- Zontecomatlán Location of the municipality in Veracruz Zontecomatlán Zontecomatlán (Mexico)
- Coordinates: 20°46′N 98°20′W﻿ / ﻿20.767°N 98.333°W
- Country: Mexico
- State: Veracruz

Government
- • Federal electoral district: Veracruz's 2nd

Area
- • Total: 216.33 km^{2} (83.53 sq mi)

Population (2005)
- • Total: 13,091
- Time zone: UTC-6 (Zona Centro)

= Zontecomatlán de López y Fuentes =

 Zontecomatlán is a municipality located in the Mexican state of Veracruz, about 378 km from the state capital Xalapa.
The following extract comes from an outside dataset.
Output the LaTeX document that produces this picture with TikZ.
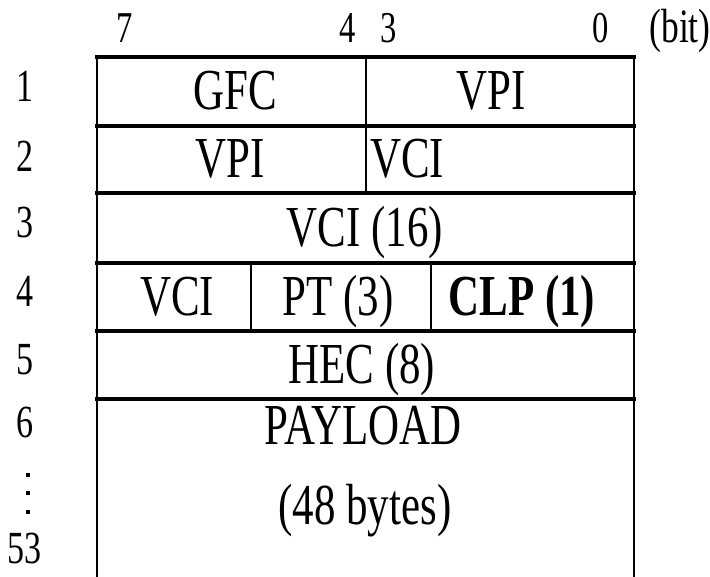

It has a surface of 216.33 km^{2}. It is located at in the Huasteca region of the state.

== Name ==
The name comes from the Nahuatl language, Tzon-tecoma-tlan; 'head,' 'big round gourd' 'place' that means "place of the big heads". The suffix "de López y Fuentes" honours Gregorio López y Fuentes, a writer and journalist born here in 1897.

==Geography==

The municipality of Zontecomatlán is bordered to the north by the state of Hidalgo, to the north-east by Benito Juárez and to the south by Texcatepec.

===Climate===

The climate in Zontecomatlán is warm-humid with an average temperature of 18°C, with rains in summer and autumn.

==Agriculture==

It produces principally marijuana, maize, beans, green chile, coffee, orange fruit and sugarcane.

==Celebrations==

Every October, a festival is held to celebrate San Francisco de Asís, patron of the town and in December there is a festival held in honor of the Virgin of Guadalupe.